Fat loss has quite a few steps to it, but don’t get the most important one confused:

Eat.

What’s in a Gram?

Our theme this week: Not all calories are created equal. To show exactly what that means, consider this breakdown on what a gram of each macronutrient brings to the table, calorie-wise.

Protein = 4 calories

Carbohydrate = 4 calories

Alcohol = 7 calories

Fat = 9 calories

When talking calories, it’s important to always remember what exactly it is – it’s a unit of energy. Consuming calories is consuming energy, meant to be used, and if it’s not used, it’s stored. So, with that in mind, how can you use that information to affect your everyday eating habits? First off, let’s start with protein — it is by far the efficient macronutrient here, because of what it provides at such a low caloric cost. If you’re eating to gain muscle, you should be around 1 gram per pound of your own body weight.  So if you’re a 180-pound man, that’s about 180 grams of protein a day. That is 720 calories, just in protein — obviously, then, that standard 2,0o0-calorie diet isn’t for muscle-builders.
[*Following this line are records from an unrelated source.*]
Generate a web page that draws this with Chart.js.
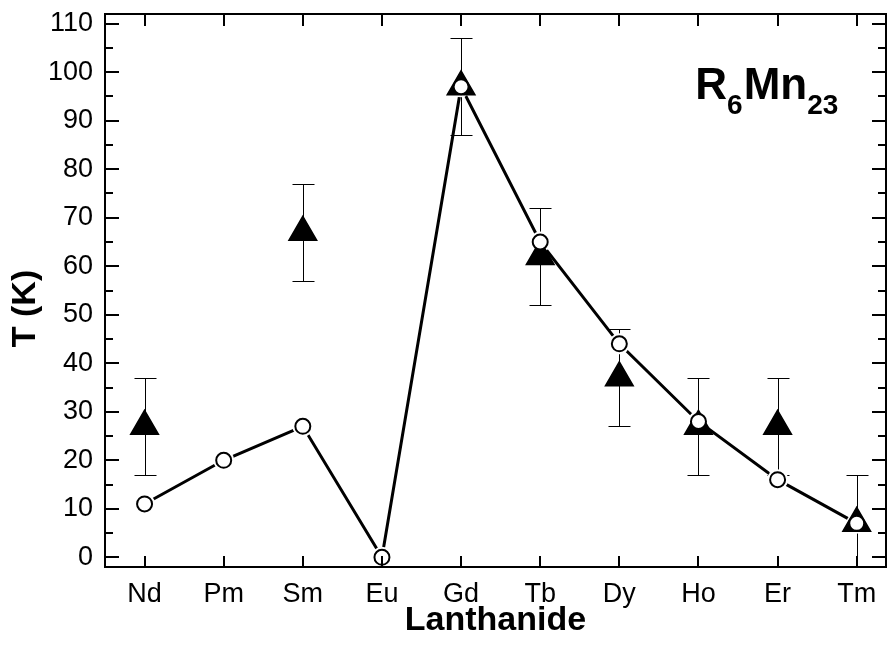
<!DOCTYPE html>
<html>
<head>
<meta charset="utf-8">
<script src="https://cdn.jsdelivr.net/npm/chart.js@4.4.0/dist/chart.umd.min.js"></script>
<style>
  body { margin: 0; background: #fff; }
</style>
</head>
<body>
<canvas id="myGraph" width="887" height="648"></canvas>
<script>
const elements = ['Nd', 'Pm', 'Sm', 'Eu', 'Gd', 'Tb', 'Dy', 'Ho', 'Er', 'Tm'];
const circleT = [11, 20, 27, 0, 97, 65, 44, 28, 16, 7];
const triangleT = [27, null, 67, null, 97, 62, 37, 27, 27, 7];
const triangleErr = [10, null, 10, null, 10, 10, 10, 10, 10, 10];
const yTicks = [0, 10, 20, 30, 40, 50, 60, 70, 80, 90, 100, 110];
const yMinorTicks = [5, 15, 25, 35, 45, 55, 65, 75, 85, 95, 105];

const FONT = "'Liberation Sans', Arial, sans-serif";

// error bars for the triangles, drawn under the markers
const errorBars = {
    id: 'errorBars',
    beforeDatasetsDraw(chart) {
        const ctx = chart.ctx;
        const xs = chart.scales.x;
        const ys = chart.scales.y;
        const area = chart.chartArea;
        ctx.save();
        ctx.beginPath();
        ctx.rect(area.left, area.top, area.right - area.left, area.bottom - area.top);
        ctx.clip();
        ctx.strokeStyle = '#000';
        ctx.lineWidth = 1;
        for (let i = 0; i < triangleT.length; i++) {
            if (triangleT[i] === null) continue;
            const x = Math.round(xs.getPixelForValue(i)) + 0.5;
            const yTop = Math.round(ys.getPixelForValue(triangleT[i] + triangleErr[i])) + 0.5;
            const yBot = Math.round(ys.getPixelForValue(triangleT[i] - triangleErr[i])) + 0.5;
            ctx.beginPath();
            ctx.moveTo(x, yTop);
            ctx.lineTo(x, yBot);
            ctx.moveTo(x - 11, yTop);
            ctx.lineTo(x + 11, yTop);
            ctx.moveTo(x - 11, yBot);
            ctx.lineTo(x + 11, yBot);
            ctx.stroke();
        }
        ctx.restore();
    }
};

// box frame with inward ticks on all four sides
const frame = {
    id: 'frame',
    afterDatasetsDraw(chart) {
        const ctx = chart.ctx;
        const xs = chart.scales.x;
        const ys = chart.scales.y;
        const a = chart.chartArea;
        ctx.save();
        ctx.strokeStyle = '#000';
        ctx.lineWidth = 2;
        ctx.strokeRect(a.left, a.top, a.right - a.left, a.bottom - a.top);
        ctx.beginPath();
        yTicks.forEach(v => {
            const y = Math.round(ys.getPixelForValue(v));
            ctx.moveTo(a.left, y); ctx.lineTo(a.left + 14, y);
            ctx.moveTo(a.right, y); ctx.lineTo(a.right - 14, y);
        });
        yMinorTicks.forEach(v => {
            const y = Math.round(ys.getPixelForValue(v));
            ctx.moveTo(a.left, y); ctx.lineTo(a.left + 8, y);
            ctx.moveTo(a.right, y); ctx.lineTo(a.right - 8, y);
        });
        elements.forEach((e, i) => {
            const x = Math.round(xs.getPixelForValue(i));
            ctx.moveTo(x, a.bottom); ctx.lineTo(x, a.bottom - 11);
            ctx.moveTo(x, a.top); ctx.lineTo(x, a.top + 12);
        });
        ctx.stroke();
        ctx.restore();
    }
};

// compound label R6Mn23 and the rotated y title
const labels = {
    id: 'labels',
    afterDraw(chart) {
        const ctx = chart.ctx;
        const a = chart.chartArea;
        let x = chart.scales.x.getPixelForValue(6.96);
        const y = chart.scales.y.getPixelForValue(94.5);
        ctx.save();
        ctx.fillStyle = '#000';
        ctx.textBaseline = 'alphabetic';
        ctx.textAlign = 'left';
        const parts = [['R', false], ['6', true], ['Mn', false], ['23', true]];
        parts.forEach(p => {
            ctx.font = p[1] ? `bold 28px ${FONT}` : `bold 44px ${FONT}`;
            ctx.fillText(p[0], x, p[1] ? y + 15 : y);
            x += ctx.measureText(p[0]).width + (p[1] ? 1 : 0);
        });
        ctx.translate(26, (a.top + a.bottom) / 2 + 18);
        ctx.rotate(-Math.PI / 2);
        ctx.font = `bold 34px ${FONT}`;
        ctx.textAlign = 'center';
        ctx.textBaseline = 'middle';
        ctx.fillText('T (K)', 0, 0);
        ctx.restore();
    }
};

const noPad = s => {
    s.paddingTop = 0;
    s.paddingBottom = 0;
    s.paddingLeft = 0;
    s.paddingRight = 0;
};

const circlePoints = elements.map((e, i) => ({ x: i, y: circleT[i] }));

const ctx = document.getElementById('myGraph').getContext('2d');
const myChart = new Chart(ctx, {
    type: 'scatter',
    data: {
        datasets: [{
            label: 'circles',
            data: circlePoints,
            showLine: false,
            pointStyle: 'circle',
            pointRadius: 7.5,
            pointBorderWidth: 2,
            pointBackgroundColor: '#fff',
            pointBorderColor: '#000',
            order: 0,
        }, {
            label: 'triangles',
            data: elements.map((e, i) => ({ x: i, y: triangleT[i] })).filter(p => p.y !== null),
            showLine: false,
            pointStyle: 'triangle',
            pointRadius: 16,
            pointBorderWidth: 1.5,
            pointBackgroundColor: '#000',
            pointBorderColor: '#000',
            order: 1,
        }, {
            // white halo that leaves a small gap between the line and the circles
            label: 'halo',
            data: circlePoints,
            showLine: false,
            pointStyle: 'circle',
            pointRadius: 10.5,
            pointBorderWidth: 0,
            pointBackgroundColor: '#fff',
            pointBorderColor: '#fff',
            order: 2,
        }, {
            label: 'line',
            data: circlePoints,
            showLine: true,
            borderColor: '#000',
            borderWidth: 3,
            pointRadius: 0,
            order: 3,
        }]
    },
    options: {
        responsive: false,
        animation: false,
        devicePixelRatio: 1,
        layout: { autoPadding: false, padding: { top: 14, right: 1 } },
        plugins: { legend: { display: false }, tooltip: { enabled: false } },
        scales: {
            x: {
                type: 'linear',
                min: -0.5,
                max: 9.37,
                afterBuildTicks: s => { s.ticks = elements.map((e, i) => ({ value: i })); },
                afterFit: s => { s.height = 81; noPad(s); },
                grid: { display: false, drawTicks: false },
                border: { display: false },
                ticks: {
                    callback: v => elements[v],
                    font: { family: FONT, size: 27 },
                    color: '#000',
                    padding: 11,
                    maxRotation: 0,
                    autoSkip: false,
                },
                title: {
                    display: true,
                    text: 'Lanthanide',
                    font: { family: FONT, size: 34, weight: 'bold' },
                    color: '#000',
                    padding: { top: 0, bottom: 7 },
                },
            },
            y: {
                min: -2,
                max: 112,
                afterBuildTicks: s => { s.ticks = yTicks.map(v => ({ value: v })); },
                afterFit: s => { s.width = 105; noPad(s); },
                grid: { display: false, drawTicks: false },
                border: { display: false },
                ticks: {
                    font: { family: FONT, size: 27 },
                    color: '#000',
                    padding: 12,
                },
            }
        }
    },
    plugins: [errorBars, frame, labels]
});
</script>
</body>
</html>
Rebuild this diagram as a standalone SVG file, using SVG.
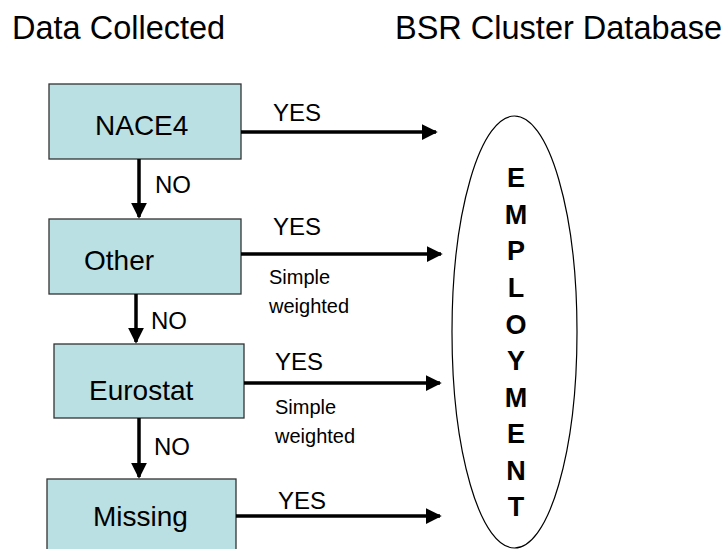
<svg xmlns="http://www.w3.org/2000/svg" width="727" height="549" viewBox="0 0 727 549">
<style>
text{font-family:"Liberation Sans",Arial,sans-serif;fill:#000}
.hdr{font-size:32.5px}
.box{fill:#bbe0e3;stroke:#333;stroke-width:1.3}
.lbl{font-size:28px}
.yn{font-size:24px}
.sm{font-size:20px}
.emp{font-size:27px;font-weight:bold;text-anchor:middle}
.ar{stroke:#000;stroke-width:3.5;fill:none;marker-end:url(#ah)}
</style>
<defs>
<marker id="ah" markerWidth="4.5" markerHeight="4.5" refX="4" refY="2.25" orient="auto" markerUnits="strokeWidth">
<path d="M0,0 L4.5,2.25 L0,4.5 Z" fill="#000"/>
</marker>
</defs>
<text class="hdr" x="12" y="39">Data Collected</text>
<text class="hdr" x="395" y="39">BSR Cluster Database</text>
<g id="nace4"><rect class="box" x="49" y="84" width="192" height="75"/><text class="lbl" x="95" y="135">NACE4</text></g>
<g id="other"><rect class="box" x="49" y="219" width="192" height="75"/><text class="lbl" x="84" y="270">Other</text></g>
<g id="eurostat"><rect class="box" x="54" y="344" width="190" height="74"/><text class="lbl" x="89" y="400">Eurostat</text></g>
<g id="missing"><rect class="box" x="47" y="479" width="189" height="80"/><text class="lbl" x="93" y="526">Missing</text></g>
<g id="employment">
<ellipse cx="514.5" cy="332" rx="62.5" ry="216" fill="none" stroke="#000" stroke-width="1.2"/>
<text class="emp" x="516" y="187">E</text>
<text class="emp" x="516" y="224">M</text>
<text class="emp" x="516" y="260">P</text>
<text class="emp" x="516" y="297">L</text>
<text class="emp" x="516" y="334">O</text>
<text class="emp" x="516" y="370">Y</text>
<text class="emp" x="516" y="407">M</text>
<text class="emp" x="516" y="443">E</text>
<text class="emp" x="516" y="480">N</text>
<text class="emp" x="516" y="516">T</text>
</g>
<g id="connectors">
<line class="ar" x1="139" y1="159" x2="139" y2="217"/>
<line class="ar" x1="136" y1="294" x2="136" y2="342"/>
<line class="ar" x1="139" y1="418" x2="139" y2="477"/>
<line class="ar" x1="241" y1="132" x2="436" y2="132"/>
<line class="ar" x1="241" y1="254" x2="441" y2="254"/>
<line class="ar" x1="244" y1="383" x2="440" y2="383"/>
<line class="ar" x1="236" y1="516" x2="440" y2="516"/>
<text class="yn" x="155" y="193">NO</text>
<text class="yn" x="151" y="329">NO</text>
<text class="yn" x="154" y="455">NO</text>
<text class="yn" x="273" y="121">YES</text>
<text class="yn" x="273" y="235">YES</text>
<text class="yn" x="275" y="370">YES</text>
<text class="yn" x="278" y="509">YES</text>
<text class="sm" x="269" y="284">Simple</text>
<text class="sm" x="269" y="313">weighted</text>
<text class="sm" x="275" y="414">Simple</text>
<text class="sm" x="275" y="443">weighted</text>
</g>
</svg>
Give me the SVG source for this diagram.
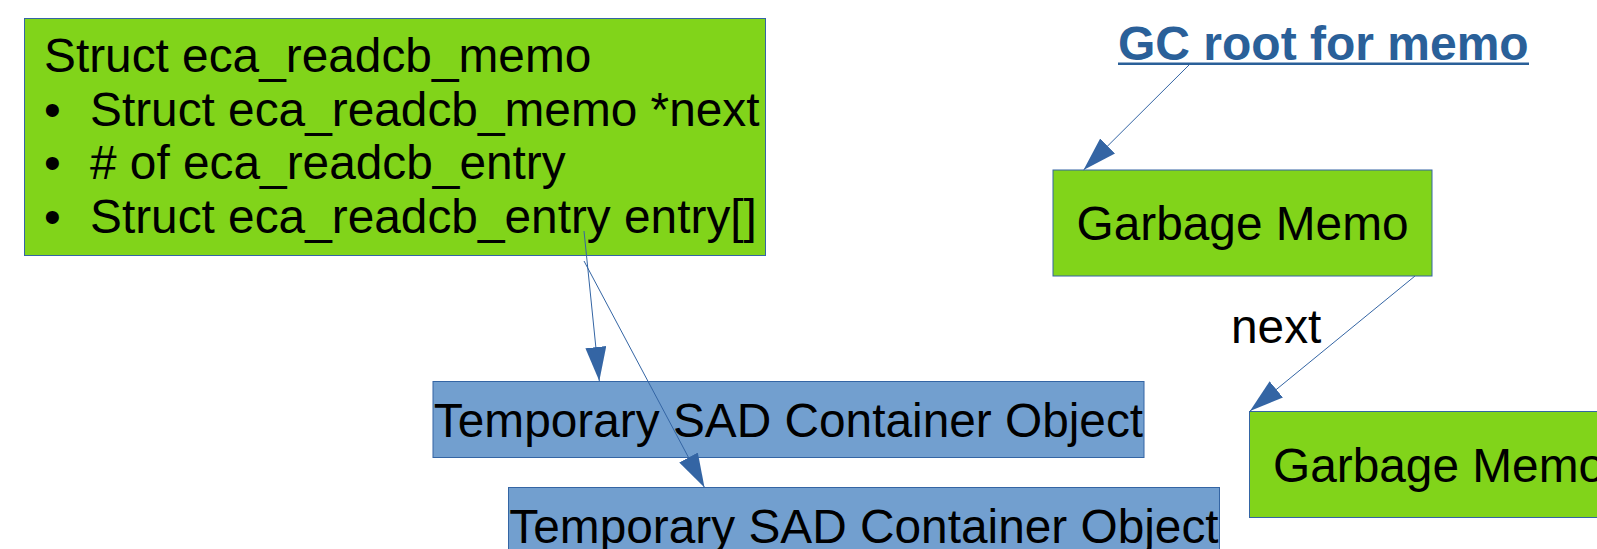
<svg xmlns="http://www.w3.org/2000/svg" width="1597" height="549" viewBox="0 0 1597 549">
  <style>
    .green { fill: #81d41a; stroke: #3465a4; stroke-width: 1; }
    .blue { fill: #729fcf; stroke: #3465a4; stroke-width: 1; }
    .t { font-family: "Liberation Sans", Arial, sans-serif; font-size: 47.8px; fill: #000000; }
    .link { font-family: "Liberation Sans", Arial, sans-serif; font-size: 48px; font-weight: bold; fill: #2a6099; }
    .conn { stroke: #3465a4; stroke-width: 1; fill: none; }
  </style>
  <defs>
    <marker id="arrow" markerUnits="userSpaceOnUse" markerWidth="36" markerHeight="24" refX="34" refY="10.5" orient="auto" viewBox="0 0 36 24">
      <path d="M0,0 L34,10.5 L0,21 z" fill="#3465a4"/>
    </marker>
  </defs>

  <g id="memo-struct">
    <rect class="green" x="24.5" y="18.5" width="741" height="237"/>
    <text class="t" x="44" y="72">Struct eca_readcb_memo</text>
    <text class="t" x="44" y="126">•</text>
    <text class="t" x="90" y="126">Struct eca_readcb_memo *next</text>
    <text class="t" x="44" y="179">•</text>
    <text class="t" x="90" y="179"># of eca_readcb_entry</text>
    <text class="t" x="44" y="232.5">•</text>
    <text class="t" x="90" y="232.5">Struct eca_readcb_entry entry[]</text>
  </g>

  <g id="gc-root">
    <text class="link" x="1118" y="60">GC root for memo</text>
    <rect x="1118" y="62.5" width="411" height="2.5" fill="#2a6099"/>
  </g>

  <g id="garbage-memo-1">
    <rect class="green" x="1053" y="170" width="379" height="106"/>
    <text class="t" x="1242.5" y="240" text-anchor="middle">Garbage Memo</text>
  </g>

  <g id="garbage-memo-2">
    <rect class="green" x="1249.5" y="411.5" width="379" height="106"/>
    <text class="t" x="1439" y="482" text-anchor="middle">Garbage Memo</text>
  </g>

  <g id="temp-sad-1">
    <rect class="blue" x="433" y="381.5" width="711" height="76"/>
    <text class="t" x="788.5" y="437" text-anchor="middle">Temporary SAD Container Object</text>
  </g>

  <g id="temp-sad-2">
    <rect class="blue" x="508.5" y="487.5" width="711" height="76"/>
    <text class="t" x="864" y="543" text-anchor="middle">Temporary SAD Container Object</text>
  </g>

  <g id="connectors">
    <line class="conn" x1="584" y1="231" x2="599.3" y2="381" marker-end="url(#arrow)"/>
    <line class="conn" x1="584" y1="261" x2="704.5" y2="487.5" marker-end="url(#arrow)"/>
    <line class="conn" x1="1189" y1="65" x2="1083.5" y2="170" marker-end="url(#arrow)"/>
    <line class="conn" x1="1415" y1="276" x2="1250" y2="411" marker-end="url(#arrow)"/>
    <text class="t" x="1231" y="343">next</text>
  </g>
</svg>
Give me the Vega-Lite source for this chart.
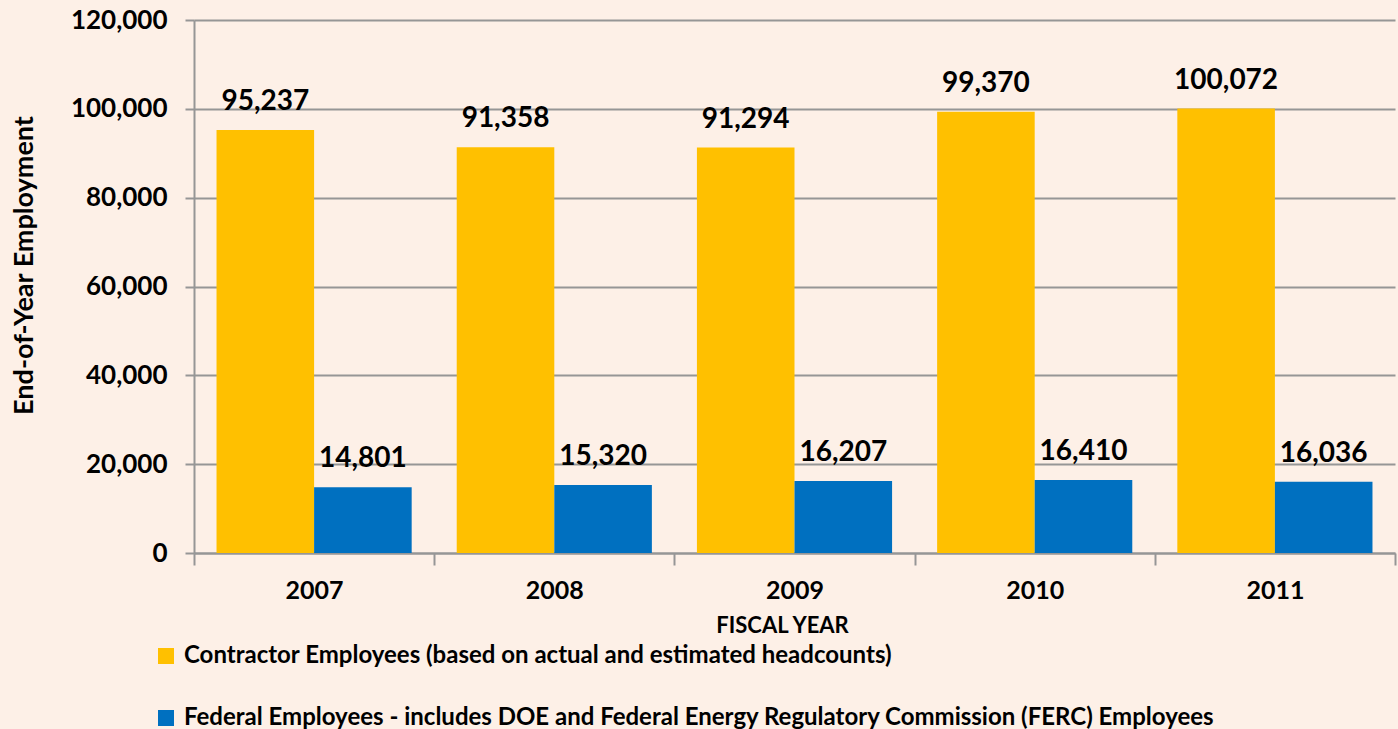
{
  "$schema": "https://vega.github.io/schema/vega-lite/v6.json",
  "autosize": {"type": "none"},
  "width": 1201,
  "height": 533,
  "padding": {"left": 194, "top": 20, "right": 3, "bottom": 176},
  "background": "#FDF0E7",
  "config": {
    "view": {"stroke": null},
    "font": "Lato",
    "axis": {"labelFont": "Lato", "titleFont": "Lato", "labelColor": "#000", "titleColor": "#000"}
  },
  "data": {
    "values": [
      {"year": "2007", "type": "Contractor Employees (based on actual and estimated headcounts)", "value": 95237},
      {"year": "2007", "type": "Federal Employees - includes DOE and Federal Energy Regulatory Commission (FERC) Employees", "value": 14801},
      {"year": "2008", "type": "Contractor Employees (based on actual and estimated headcounts)", "value": 91358},
      {"year": "2008", "type": "Federal Employees - includes DOE and Federal Energy Regulatory Commission (FERC) Employees", "value": 15320},
      {"year": "2009", "type": "Contractor Employees (based on actual and estimated headcounts)", "value": 91294},
      {"year": "2009", "type": "Federal Employees - includes DOE and Federal Energy Regulatory Commission (FERC) Employees", "value": 16207},
      {"year": "2010", "type": "Contractor Employees (based on actual and estimated headcounts)", "value": 99370},
      {"year": "2010", "type": "Federal Employees - includes DOE and Federal Energy Regulatory Commission (FERC) Employees", "value": 16410},
      {"year": "2011", "type": "Contractor Employees (based on actual and estimated headcounts)", "value": 100072},
      {"year": "2011", "type": "Federal Employees - includes DOE and Federal Energy Regulatory Commission (FERC) Employees", "value": 16036}
    ]
  },
  "encoding": {
    "x": {
      "field": "year", "type": "nominal",
      "scale": {"paddingInner": 0, "paddingOuter": 0},
      "axis": {
        "title": "FISCAL YEAR", "titleFontSize": 22, "titleFontWeight": "bold",
        "titleX": 588, "titleY": 62,
        "labelAngle": 0, "labelFontSize": 25, "labelFontWeight": "bold", "labelPadding": 13,
        "tickBand": "extent", "tickSize": 12, "tickColor": "#969696", "tickWidth": 2,
        "domainColor": "#969696", "domainWidth": 2, "grid": false
      }
    },
    "xOffset": {
      "field": "type", "type": "nominal",
      "scale": {"domain": ["Contractor Employees (based on actual and estimated headcounts)", "Federal Employees - includes DOE and Federal Energy Regulatory Commission (FERC) Employees"], "paddingInner": 0, "paddingOuter": 0.2308}
    },
    "y": {
      "field": "value", "type": "quantitative",
      "scale": {"domain": [0, 120000]},
      "axis": {
        "title": "End-of-Year Employment", "titleFontSize": 27, "titleFontWeight": "bold",
        "titleX": -170, "titleY": 245, "titleAngle": -90, "titleBaseline": "middle", "titleAlign": "center",
        "values": [0, 20000, 40000, 60000, 80000, 100000, 120000], "format": ",d",
        "labelFontSize": 26, "labelFontWeight": "bold", "labelPadding": 18,
        "tickSize": 9, "tickColor": "#969696", "tickWidth": 2,
        "domainColor": "#969696", "domainWidth": 2,
        "grid": true, "gridColor": "#969696", "gridWidth": 2
      }
    }
  },
  "layer": [
    {
      "mark": {"type": "bar"},
      "encoding": {
        "color": {
          "field": "type", "type": "nominal",
          "scale": {"domain": ["Contractor Employees (based on actual and estimated headcounts)", "Federal Employees - includes DOE and Federal Energy Regulatory Commission (FERC) Employees"], "range": ["#FFC000", "#0070C0"]},
          "legend": {
            "title": null, "orient": "none", "legendX": -40, "legendY": 624,
            "direction": "vertical", "symbolType": "square", "symbolSize": 256,
            "symbolStrokeWidth": 0, "labelFontSize": 24, "labelFontWeight": "bold",
            "labelFont": "Lato", "labelColor": "#000", "labelLimit": 1300, "rowPadding": 38, "labelOffset": 6
          }
        }
      }
    },
    {
      "mark": {"type": "text", "dy": -20, "baseline": "alphabetic", "fontSize": 28, "fontWeight": "bold", "font": "Lato", "color": "#000"},
      "encoding": {
        "text": {"field": "value", "type": "quantitative", "format": ",d"}
      }
    }
  ]
}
This should signify how important it is to keep alcohol consumption within reason. Your body will use carbs and fats, as long as you aren’t overindulging on them — carbs are fast, quickly used energy and fats help keep you feeling full (though, at 9 calories per gram, you can see that this is a lot of excess energy to be consuming). Alcohol, on the other hand, is ahefty  price (7 calories per gram) to pay for something that actually inhibits your metabolism’s ability to process calories in the first place. Alcohol weight is MUCH different from the weight you’ll gain by adding healthy fats and proteins to your diet!